In both cases, it’s the wrong argument.

Those who argue that technology drives innovation will cite Henry Ford or Steve Jobs —t wo guys with a lot of credibility. Ford once said, “If I asked customers what they wanted they’d have said faster horses.” And Steve Jobs was famous for saying, “It isn’t the customer’s job to know what they want.”

Understanding the Customer’s Problem

The middle ground—which too many companies miss — is the enormous advantage of understanding what problem the customer needs to solve.

In fact, Henry Ford made a big bet that customers wanted an automobile. The problem was that few could afford one.

Steve Jobs believed that music fans wanted to bring their music with them, but none of the available options were attractive. Watch the public launch of the iPod and you’ll see Steve Jobs going through great pains to describe what consumers were lacking in the available choices: CD player, MP3 player, and flash drive.

If you understand the customer problem you dramatically improve your odds of successful innovation. Clayton Christensen, author of The Innovator’s Dilemma, underscores this point when he encourages innovators to understand the jobs a customer needs to get doneWhen Apple launched its ill-fated Newton device, no one understood what problem it was supposed to solve.
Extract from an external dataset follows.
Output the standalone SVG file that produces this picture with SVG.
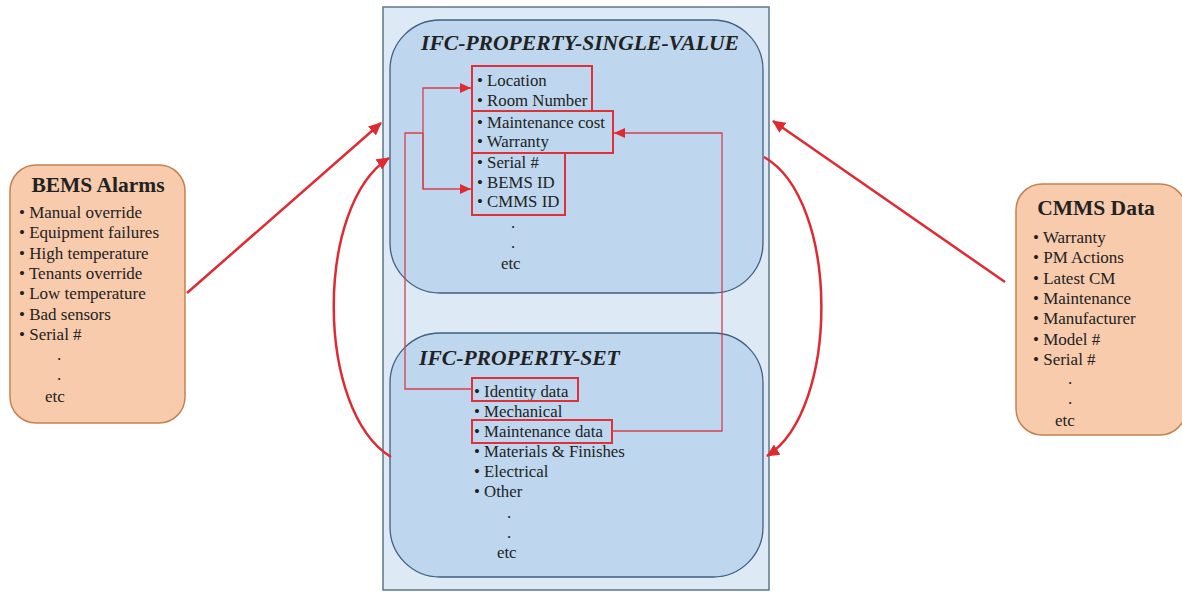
<svg xmlns="http://www.w3.org/2000/svg" width="1182" height="592" viewBox="0 0 1182 592">
  <defs>
    <marker id="arrowBig" markerUnits="userSpaceOnUse" markerWidth="14" markerHeight="12" refX="12" refY="6" orient="auto">
      <path d="M0,0 L13,6 L0,12 Z" fill="#e02a32"/>
    </marker>
    <marker id="arrowSmall" markerUnits="userSpaceOnUse" markerWidth="12" markerHeight="10" refX="11" refY="5" orient="auto">
      <path d="M0,0 L11,5 L0,10 Z" fill="#e02a32"/>
    </marker>
    <style>
      .txt { font-family: "Liberation Serif", "Times New Roman", serif; fill: #222; }
      .item { font-size: 16.8px; }
      .side { font-size: 17px; }
      .head { font-size: 21.5px; font-weight: bold; }
      .title { font-size: 21.6px; font-weight: bold; font-style: italic; }
      .peach { fill: #f8cbad; stroke: #c4824f; stroke-width: 1.5; }
      .outer { fill: #ddeaf6; stroke: #5b7690; stroke-width: 1.5; }
      .inner { fill: #bed7ee; stroke: #3f6080; stroke-width: 1.3; }
      .hl { fill: none; stroke: #e0303a; stroke-width: 2; }
      .thin { fill: none; stroke: #d8404c; stroke-width: 1.3; }
      .thick { fill: none; stroke: #e02a32; stroke-width: 2.5; }
    </style>
  </defs>

  <!-- BEMS alarms source -->
  <g id="bems">
    <rect class="peach" x="10" y="165" width="175" height="258" rx="26"/>
    <text class="txt head" x="98" y="192" text-anchor="middle">BEMS Alarms</text>
    <g class="txt side">
      <text x="19" y="218">• Manual override</text>
      <text x="19" y="238">• Equipment failures</text>
      <text x="19" y="259">• High temperature</text>
      <text x="19" y="279">• Tenants override</text>
      <text x="19" y="299">• Low temperature</text>
      <text x="19" y="320">• Bad sensors</text>
      <text x="19" y="340">• Serial #</text>
      <text x="57" y="360">.</text>
      <text x="57" y="380">.</text>
      <text x="45" y="402">etc</text>
    </g>
  </g>

  <!-- CMMS data source -->
  <g id="cmms">
    <rect class="peach" x="1016" y="184" width="170" height="251" rx="26"/>
    <text class="txt head" x="1096" y="215" text-anchor="middle">CMMS Data</text>
    <g class="txt side">
      <text x="1033" y="243">• Warranty</text>
      <text x="1033" y="263">• PM Actions</text>
      <text x="1033" y="284">• Latest CM</text>
      <text x="1033" y="304">• Maintenance</text>
      <text x="1033" y="324">• Manufacturer</text>
      <text x="1033" y="345">• Model #</text>
      <text x="1033" y="365">• Serial #</text>
      <text x="1068" y="384">.</text>
      <text x="1068" y="404">.</text>
      <text x="1055" y="426">etc</text>
    </g>
  </g>

  <!-- IFC container -->
  <g id="ifc">
    <rect class="outer" x="383" y="7" width="386" height="583"/>
  </g>

  <!-- Single value block -->
  <g id="single-value">
    <rect class="inner" x="390" y="20" width="373" height="273" rx="50"/>
    <text class="txt title" x="580" y="50" text-anchor="middle">IFC-PROPERTY-SINGLE-VALUE</text>
    <g class="txt item">
      <text x="477" y="86">• Location</text>
      <text x="477" y="106">• Room Number</text>
      <text x="477" y="128">• Maintenance cost</text>
      <text x="477" y="147">• Warranty</text>
      <text x="477" y="168">• Serial #</text>
      <text x="477" y="188">• BEMS ID</text>
      <text x="477" y="207">• CMMS ID</text>
      <text x="511" y="228">.</text>
      <text x="511" y="248">.</text>
      <text x="501" y="269">etc</text>
    </g>
    <rect class="hl" x="472" y="66" width="120" height="45"/>
    <rect class="hl" x="472" y="111" width="141" height="42"/>
    <rect class="hl" x="472" y="153" width="93" height="62"/>
  </g>

  <!-- Property set block -->
  <g id="property-set">
    <rect class="inner" x="390" y="333" width="373" height="244" rx="50"/>
    <text class="txt title" x="419" y="365">IFC-PROPERTY-SET</text>
    <g class="txt item">
      <text x="474" y="397">• Identity data</text>
      <text x="474" y="417">• Mechanical</text>
      <text x="474" y="437">• Maintenance data</text>
      <text x="474" y="457">• Materials &amp; Finishes</text>
      <text x="474" y="477">• Electrical</text>
      <text x="474" y="497">• Other</text>
      <text x="507" y="518">.</text>
      <text x="507" y="538">.</text>
      <text x="497" y="558">etc</text>
    </g>
    <rect class="hl" x="472" y="378" width="106" height="23"/>
    <rect class="hl" x="472" y="420" width="140" height="23"/>
  </g>

  <!-- Connectors -->
  <g id="connectors">
    <!-- identity data feeds location and IDs -->
    <polyline class="thin" points="472,389 405,389 405,133 423,133"/>
    <polyline class="thin" points="423,189 423,88 471,88" marker-end="url(#arrowSmall)"/>
    <polyline class="thin" points="423,133 423,189 471,189" marker-end="url(#arrowSmall)"/>
    <!-- maintenance data feeds cost and warranty -->
    <polyline class="thin" points="612,431 722,431 722,133 614,133" marker-end="url(#arrowSmall)"/>

    <!-- source feeds -->
    <line class="thick" x1="187" y1="293" x2="381" y2="123" marker-end="url(#arrowBig)"/>
    <line class="thick" x1="1005" y1="282" x2="773" y2="121" marker-end="url(#arrowBig)"/>

    <!-- set to single value loops -->
    <path class="thick" d="M391,457 C315,410 315,205 389,158" marker-end="url(#arrowBig)"/>
    <path class="thick" d="M764,157 C840,200 840,410 767,456" marker-end="url(#arrowBig)"/>
  </g>
</svg>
Later, when Apple launched the iPhone we all understood that this was the way to carry one digital device instead of a separate phone, music player, and organizer.

What’s Missing: An Understanding of the Customer’s Changing Needs

Companies don’t spend enough time understanding the changing needs of their customers. They spend too much time on product development and not enough time on what Steve Blank calls customer development.

Ask any executive how many customers they talked with last month — not including sales situations and service problems. You may be surprised at the answer. One of the first things Lou Gerstner did when he joined IBM was to require his top executives to visit a certain number of customers per week and send him a write-up by end of day Friday. Most people got the message.

How did Amazon get into the cloud computing business? Someone in the company observed that Amazon’s retail customers, the thousands of small businesses that use Amazon’s eCommerce platform, were not sophisticated enough to take advantage of cheap computing and storage in the cloud. This Amazon renegade pitched Jeff Bezos on the idea of creating a new business that would make it easy for small retailers to lower their IT costs using a simple cloud computing service from Amazon. Today Amazon is the market leader in cloud computing — bigger than IBM, HP, Google, Microsoft, and other tech giants.

If innovation is your goal, by all means look to technology for opportunities to disrupt the current playing field.

But if business success is also your goal, make sure your innovation lines up with a critical customer problem that no one has solved.

And if you’re wondering what that problem is, ask your customers.